The 11th Circuit Court of Appeals today denied a request from Florida officials to extend a stay placed on a district court's pro-equality ruling, meaning marriage equality could arrive in the Sunshine State on January 6.
The one-page order grants the state's request for an "expedited review" of the motion, then flatly denies the state's petition to extend the stay placed on U.S. District Judge Robert Hinkle's pro-equality ruling, which is set to expire "at the end of the day on January 5, 2015."
Florida officials, including Gov. Rick Scott and Attorney General Pam Bondi, both Republicans, have two additional options to try to delay the arrival of marriage equality after today's decision from a three-judge panel at the 11th Circuit. The state could ask the full 11th Circuit to consider its request, a process known as an en banc hearing, or it could appeal directly to the U.S. Supreme Court seeking an extension of the stay. If the Supreme Court denies that request, marriage equality would take effect in Florida on January 6, when Hinkle's stay has expired.
While it's impossible to know how the nation's high court would rule on such a request, similar efforts to delay marriage equality in other states with pro-equality federal court rulings have been rejected by a majority of justices on the Supreme Court. However, it's worth noting that reliably conservative Justice Clarence Thomas oversees requests from the 11th Circuit. Thomas and his fellow conservative Justice Antonin Scalia have opposed the court's denial of such stays on marriage cases out of several states, and last month issued a scathing dissent in an unrelated case that lamented the court's refusal to put marriage equality on hold while state appeals work their way through the appeals process.
U.S. District Judge Hinkle issued his strongly worded pro-equality decision in August, finding the state's voter-approved ban on same-sex marriage unconstitutional. After the state appealed his ruling to the 11th Circuit, he agreed in November to extend the stay until January 5, to give the appeals court time to consider the issue.
Notably, today's order from the 11th Circuit does not have any formal bearing on how the court might rule in the state's appeal — though it could indicate that the three-judge panel assigned to the case is inclined to allow marriage equality to proceed in Florida, even as the appeals process plays out.

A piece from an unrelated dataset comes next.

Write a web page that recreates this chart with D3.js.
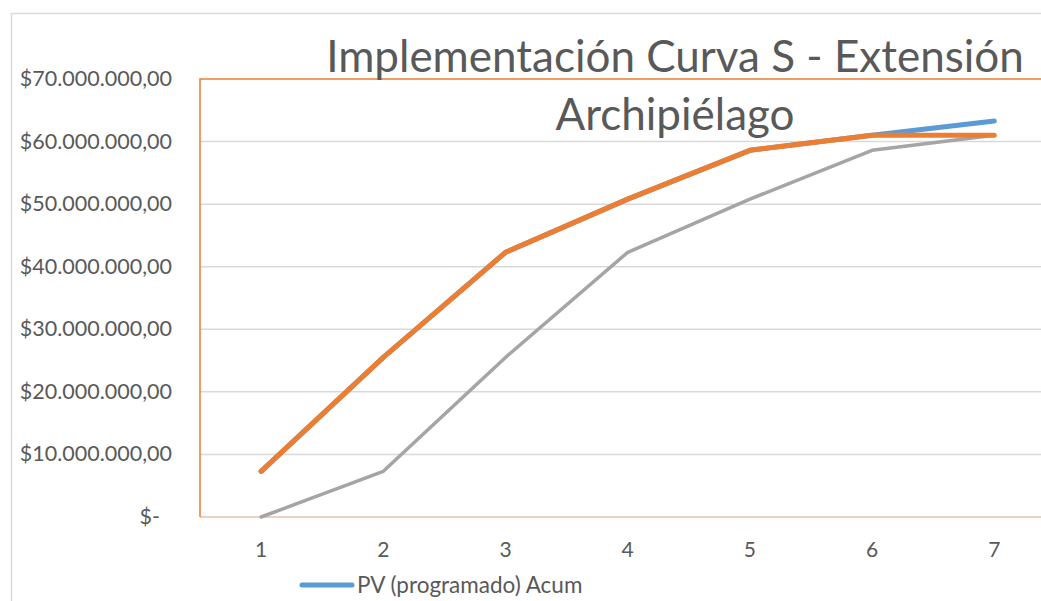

That's currently the legal situation in Idaho, Alaska, and Kansas, where Republican leadership in each state is appealing pro-equality decisions, even while courts refuse to place those decisions on hold, allowing same-sex couples to legally marry in those states.
"We are thrilled that the 11th Circuit has denied the state's request to delay marriages in Florida," said Nadine Smith, CEO of Equality Florida, in a statement Wednesday. "Every day of delay is another day of harm experienced by thousands of loving and committed same-sex couples in Florida. Now it's time to break out the wedding bells. Florida is ready for the freedom to marry!"